Community leaders from the Queens Civic Congress and other groups gathered at a Jamaica subway station last Thursday to protest the MTA’s plans to reroute the F train in Queens, cut back on the G train service and add a new local train on the Queens Boulevard line.

Bronx Borough President Fernando Ferrer, who is running for mayor, and state Assemblywoman Catherine Nolan (D-Ridgewood) joined the civic group at the 179th Street and Hillside Avenue, the end of the line for the F train in Queens.

“The harsh cutbacks in G service, the rerouting of F service and the routing of the new V line that most riders will shun ... unfairly affects many commuters and particularly discriminates against many Queens and Brooklyn residents,” Ferrer said.

Beginning Nov. 11, the F train will run between Queens and Manhattan through the 63rd Street tunnel rather than the 53rd Street tunnel, said Metropolitan Transportation Authority spokeswoman Diedra Parker.

E trains will continue to pass through the 53rd Street tunnel and the new V train will also use that route, running on local tracks from Forest Hills to the Lower East Side of Manhattan.

The new system is expected to make room for as many as nine more E and F trains per hour during rush hour periods with an expected reduction in crowding on the trains.

Queens Civic Congress Transportation Committee Chairwoman Tina Chan said the group would like the MTA to keep its service the same, without any rerouting.

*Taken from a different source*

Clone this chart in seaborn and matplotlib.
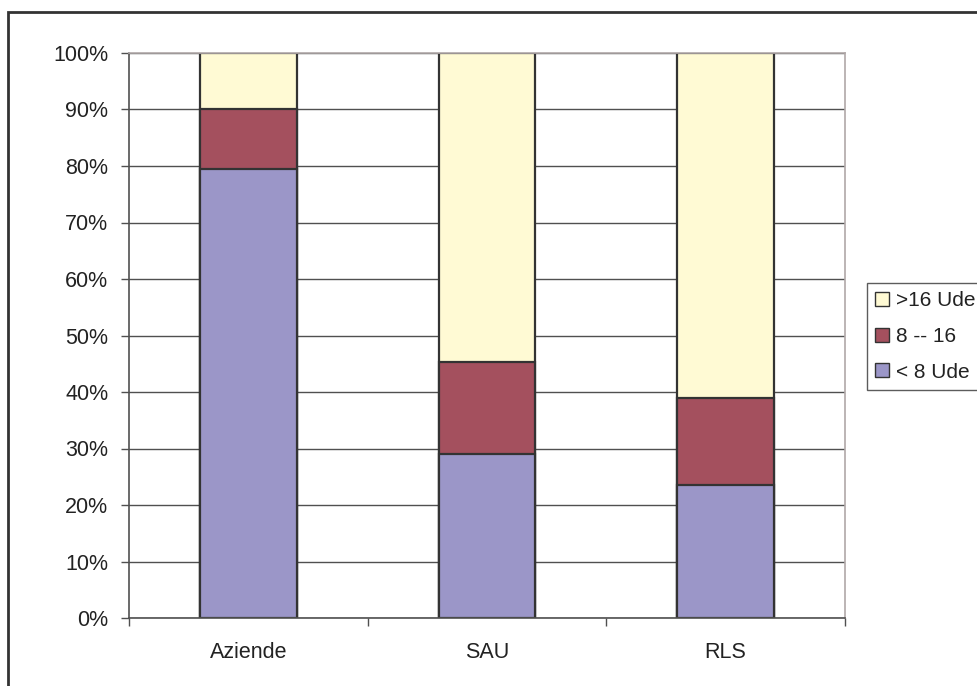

“They want to reduce overcrowding with a new local — that doesn’t make sense,” said Chan, adding that riders would rather have a new express than a new local train. “Our recommendation is to keep what we have.”

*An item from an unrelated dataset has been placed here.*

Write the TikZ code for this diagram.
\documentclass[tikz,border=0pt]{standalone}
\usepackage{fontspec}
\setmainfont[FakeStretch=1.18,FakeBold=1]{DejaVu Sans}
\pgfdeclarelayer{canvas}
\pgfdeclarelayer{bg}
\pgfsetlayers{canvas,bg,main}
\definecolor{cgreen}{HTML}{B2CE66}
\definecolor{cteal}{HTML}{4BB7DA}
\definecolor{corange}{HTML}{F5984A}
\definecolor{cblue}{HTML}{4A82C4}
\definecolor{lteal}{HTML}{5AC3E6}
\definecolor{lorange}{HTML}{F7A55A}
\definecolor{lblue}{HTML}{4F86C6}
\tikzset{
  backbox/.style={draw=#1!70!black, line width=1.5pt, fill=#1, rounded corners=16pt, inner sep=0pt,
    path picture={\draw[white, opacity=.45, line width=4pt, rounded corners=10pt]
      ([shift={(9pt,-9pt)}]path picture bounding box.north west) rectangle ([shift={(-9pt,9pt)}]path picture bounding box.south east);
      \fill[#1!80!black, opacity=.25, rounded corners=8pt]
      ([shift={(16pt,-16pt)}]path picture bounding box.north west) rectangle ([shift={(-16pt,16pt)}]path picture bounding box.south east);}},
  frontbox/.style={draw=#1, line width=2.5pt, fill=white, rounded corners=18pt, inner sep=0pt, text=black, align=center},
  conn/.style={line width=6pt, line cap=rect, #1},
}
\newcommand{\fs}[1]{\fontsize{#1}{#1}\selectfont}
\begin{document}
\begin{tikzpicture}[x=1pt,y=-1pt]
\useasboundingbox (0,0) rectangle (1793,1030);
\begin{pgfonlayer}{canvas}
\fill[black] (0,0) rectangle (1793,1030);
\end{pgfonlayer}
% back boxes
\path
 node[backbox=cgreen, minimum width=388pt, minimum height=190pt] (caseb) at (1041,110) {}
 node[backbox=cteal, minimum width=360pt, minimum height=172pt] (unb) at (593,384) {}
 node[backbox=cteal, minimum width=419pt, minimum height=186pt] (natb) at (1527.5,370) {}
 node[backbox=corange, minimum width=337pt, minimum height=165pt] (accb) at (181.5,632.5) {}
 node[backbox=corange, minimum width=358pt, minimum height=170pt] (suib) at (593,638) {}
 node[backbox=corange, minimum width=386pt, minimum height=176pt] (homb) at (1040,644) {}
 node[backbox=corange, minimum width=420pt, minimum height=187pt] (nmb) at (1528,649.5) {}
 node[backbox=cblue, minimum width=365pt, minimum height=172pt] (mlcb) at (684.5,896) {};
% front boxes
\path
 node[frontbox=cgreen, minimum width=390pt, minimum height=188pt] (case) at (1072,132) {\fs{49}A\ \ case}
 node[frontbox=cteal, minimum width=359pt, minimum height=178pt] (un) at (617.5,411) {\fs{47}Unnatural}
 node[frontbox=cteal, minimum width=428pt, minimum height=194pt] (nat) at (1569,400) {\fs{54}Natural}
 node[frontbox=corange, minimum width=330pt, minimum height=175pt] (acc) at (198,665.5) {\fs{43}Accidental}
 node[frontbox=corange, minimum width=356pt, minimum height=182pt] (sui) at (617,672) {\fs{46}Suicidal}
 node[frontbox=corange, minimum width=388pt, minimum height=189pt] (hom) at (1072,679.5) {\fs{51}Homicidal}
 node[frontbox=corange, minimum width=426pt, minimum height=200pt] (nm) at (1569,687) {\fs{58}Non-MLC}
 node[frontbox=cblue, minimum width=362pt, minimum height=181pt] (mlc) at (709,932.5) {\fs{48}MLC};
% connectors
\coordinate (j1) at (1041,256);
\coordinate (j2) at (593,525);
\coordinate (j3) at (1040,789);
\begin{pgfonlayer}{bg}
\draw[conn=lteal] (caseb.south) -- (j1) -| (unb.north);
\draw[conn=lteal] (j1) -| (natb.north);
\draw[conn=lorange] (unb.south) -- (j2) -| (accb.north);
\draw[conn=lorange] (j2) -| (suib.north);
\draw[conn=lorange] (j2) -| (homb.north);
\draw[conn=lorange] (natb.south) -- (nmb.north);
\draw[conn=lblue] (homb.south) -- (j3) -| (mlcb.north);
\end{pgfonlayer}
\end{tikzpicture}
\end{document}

Parker said MTA officials were looking into the civic group’s suggestions, but the agency did not have a comment at this time.

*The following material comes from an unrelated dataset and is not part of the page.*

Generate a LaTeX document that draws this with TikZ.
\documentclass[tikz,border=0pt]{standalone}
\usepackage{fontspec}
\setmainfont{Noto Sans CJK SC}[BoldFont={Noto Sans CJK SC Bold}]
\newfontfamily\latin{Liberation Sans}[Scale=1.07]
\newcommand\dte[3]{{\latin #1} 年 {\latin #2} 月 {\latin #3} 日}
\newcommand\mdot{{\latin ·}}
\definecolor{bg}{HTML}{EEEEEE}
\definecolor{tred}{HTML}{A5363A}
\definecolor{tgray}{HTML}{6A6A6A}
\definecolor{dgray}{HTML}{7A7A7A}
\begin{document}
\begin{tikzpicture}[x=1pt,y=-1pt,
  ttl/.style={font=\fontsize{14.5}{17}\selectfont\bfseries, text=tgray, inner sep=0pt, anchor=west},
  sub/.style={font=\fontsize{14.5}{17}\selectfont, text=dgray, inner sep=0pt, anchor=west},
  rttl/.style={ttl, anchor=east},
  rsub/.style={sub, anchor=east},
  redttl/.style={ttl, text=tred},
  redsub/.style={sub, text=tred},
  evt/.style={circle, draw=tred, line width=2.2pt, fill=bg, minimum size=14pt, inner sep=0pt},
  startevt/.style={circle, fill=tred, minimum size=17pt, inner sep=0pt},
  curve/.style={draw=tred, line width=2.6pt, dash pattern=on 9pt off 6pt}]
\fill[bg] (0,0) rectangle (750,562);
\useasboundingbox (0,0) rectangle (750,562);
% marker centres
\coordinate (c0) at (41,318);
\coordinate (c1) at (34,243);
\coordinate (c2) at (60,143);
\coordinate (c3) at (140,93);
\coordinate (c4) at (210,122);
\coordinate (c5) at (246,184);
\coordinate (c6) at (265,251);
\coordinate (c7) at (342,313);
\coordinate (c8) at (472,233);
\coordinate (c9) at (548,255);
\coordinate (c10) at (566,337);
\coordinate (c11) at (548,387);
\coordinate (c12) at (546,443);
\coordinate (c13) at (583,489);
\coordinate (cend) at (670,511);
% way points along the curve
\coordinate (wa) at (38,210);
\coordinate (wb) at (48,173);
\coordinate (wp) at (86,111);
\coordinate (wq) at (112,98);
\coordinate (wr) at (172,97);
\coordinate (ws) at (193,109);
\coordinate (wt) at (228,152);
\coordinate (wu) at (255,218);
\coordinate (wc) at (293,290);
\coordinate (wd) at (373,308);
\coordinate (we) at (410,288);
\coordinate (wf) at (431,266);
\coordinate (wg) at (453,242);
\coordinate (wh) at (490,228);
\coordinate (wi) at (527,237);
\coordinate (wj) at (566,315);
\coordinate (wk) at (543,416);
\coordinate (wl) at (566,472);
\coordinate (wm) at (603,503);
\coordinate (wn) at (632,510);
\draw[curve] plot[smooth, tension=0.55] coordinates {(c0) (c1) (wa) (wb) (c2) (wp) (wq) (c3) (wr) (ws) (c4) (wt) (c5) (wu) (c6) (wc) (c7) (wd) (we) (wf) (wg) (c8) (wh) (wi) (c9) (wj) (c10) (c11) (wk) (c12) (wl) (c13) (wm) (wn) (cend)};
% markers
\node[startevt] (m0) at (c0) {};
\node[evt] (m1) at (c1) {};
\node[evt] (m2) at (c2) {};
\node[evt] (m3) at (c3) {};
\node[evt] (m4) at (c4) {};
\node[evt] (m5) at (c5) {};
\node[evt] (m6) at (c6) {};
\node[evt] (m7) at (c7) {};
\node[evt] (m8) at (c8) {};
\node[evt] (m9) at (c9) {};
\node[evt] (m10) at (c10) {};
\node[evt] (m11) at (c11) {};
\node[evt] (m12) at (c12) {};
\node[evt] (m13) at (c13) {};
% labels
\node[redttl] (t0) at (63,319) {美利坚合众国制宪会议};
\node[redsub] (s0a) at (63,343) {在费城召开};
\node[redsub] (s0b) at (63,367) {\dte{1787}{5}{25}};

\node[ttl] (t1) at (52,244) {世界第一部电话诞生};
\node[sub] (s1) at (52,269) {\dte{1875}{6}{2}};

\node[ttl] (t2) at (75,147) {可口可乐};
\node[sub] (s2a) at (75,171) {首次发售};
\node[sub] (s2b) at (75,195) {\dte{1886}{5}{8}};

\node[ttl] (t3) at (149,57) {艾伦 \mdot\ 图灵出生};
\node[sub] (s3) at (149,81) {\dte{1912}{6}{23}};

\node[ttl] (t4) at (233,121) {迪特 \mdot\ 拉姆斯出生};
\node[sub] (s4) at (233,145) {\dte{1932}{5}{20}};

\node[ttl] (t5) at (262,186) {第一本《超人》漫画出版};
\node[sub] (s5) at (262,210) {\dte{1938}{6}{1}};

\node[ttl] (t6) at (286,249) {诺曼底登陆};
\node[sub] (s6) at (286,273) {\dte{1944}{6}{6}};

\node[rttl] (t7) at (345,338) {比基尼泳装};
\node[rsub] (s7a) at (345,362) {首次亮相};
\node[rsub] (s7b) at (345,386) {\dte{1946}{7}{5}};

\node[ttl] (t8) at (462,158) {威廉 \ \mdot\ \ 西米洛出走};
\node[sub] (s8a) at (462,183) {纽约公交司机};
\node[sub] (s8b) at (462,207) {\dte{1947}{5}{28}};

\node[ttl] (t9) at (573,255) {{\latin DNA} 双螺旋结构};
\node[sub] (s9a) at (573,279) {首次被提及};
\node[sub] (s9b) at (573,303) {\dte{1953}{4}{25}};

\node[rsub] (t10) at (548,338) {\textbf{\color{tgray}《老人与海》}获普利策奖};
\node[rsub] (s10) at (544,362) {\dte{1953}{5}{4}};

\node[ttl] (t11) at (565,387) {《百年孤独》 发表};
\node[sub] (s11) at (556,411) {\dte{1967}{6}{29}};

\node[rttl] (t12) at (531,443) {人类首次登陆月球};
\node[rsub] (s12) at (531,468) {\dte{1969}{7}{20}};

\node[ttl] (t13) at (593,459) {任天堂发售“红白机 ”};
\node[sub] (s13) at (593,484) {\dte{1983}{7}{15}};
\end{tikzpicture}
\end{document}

James Trent, a daily F train rider who represented the congress and the Creedmoor Civic Association at the protest, said the new local train is not an effective use of funds.

“They will stand on an express before they will sit on a local,” Trent said of Queens straphangers. “The E will take on all of the F crowd and the V will not.”

The F train’s first stop in Queens will be 21st Street-Queensbridge instead of 23rd Street-Ely Avenue and the F will not stop at Queens Plaza, where transfers to the E, G and R were previously possible.

The lack of a transfer point at Queens Plaza will put southeast and western Queens commuters at a disadvantage, Nolan said.

“The MTA must recognize the greater flaws inherent in its service scheme and determine how to make the community’s thoughtful plan a reality,” Nolan said.

The F train’s second stop in Queens and the first opportunity for passengers to transfer to the E, G and R will be at Roosevelt Avenue, Jackson Heights.

“The Jackson Heights station is already horrendously overcrowded and it has narrow platforms,” said Ferrer.

The Bronx borough president’s message to the MTA is: “Tear this plan up and do something for the many thousands of passengers you are inconveniencing.”